OK so now the big moment, we throw the switch to open.

Now the switch is open is there a path for any further current to leave a battery terminal, pass round a complete circuit and back to the battery?

19. ### kristapsdreija Thread Starter New Member

Apr 15, 2014
18
0
No, the circuit is broken, the power supply stops supplying current to the circuit and the only remaining current in the circuit is that which is stored in the capacitor.
P.S. does it makes a difference weather the switch is on the positive side of the power supply or the negative? (in my task it is between the power source and R1) . Oh, and I have to find the current function through the resistor R2 !

Thank you very much, I sincerely did not expect to get so much help!

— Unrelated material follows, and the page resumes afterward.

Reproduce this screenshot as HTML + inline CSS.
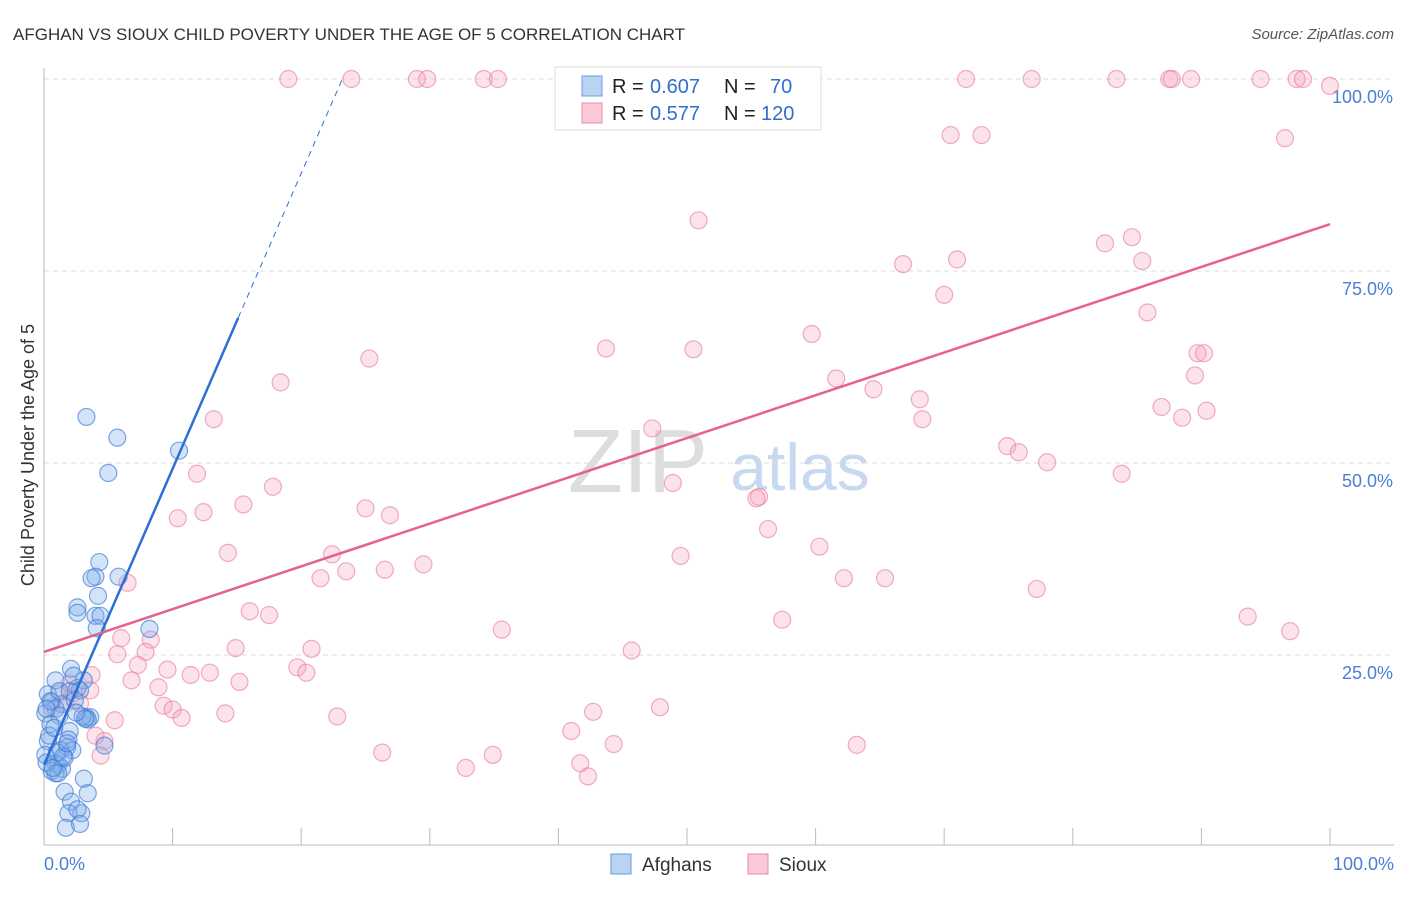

You guys are awesome!

20. ### WBahn Moderator

Mar 31, 2012
20,076
5,666
Not true at all. In a capacitor with a sinusoidal signal, the current through the capacitor is at its peak when the voltage across it is zero. For a capacitor,

i = C(dv/dt)

Setting i=0 only forces dv/dt to be zero and places no constraint at all on the magnitude of v, just that whatever it is, including zero, that it not be changing. Similarly, setting i≠0 only imposes the constraint that the voltage does have to be changing while imposing no constraint on what it's magnitude is, including it being zero (but changing).

The ONE situation in which the current through a capacitor is zero is when the voltage across it is not changing.

It's confusing when you are using a schematic that you've made up that doesn't use the same definitions of the variables that the OP's schematic uses. He is looking for HIS I2, not YOUR I2. His I2, per his schematic (supplied in Post #4) is the current flowing downward through R2, which is the 1.3kΩ resistor in parallel with the cap.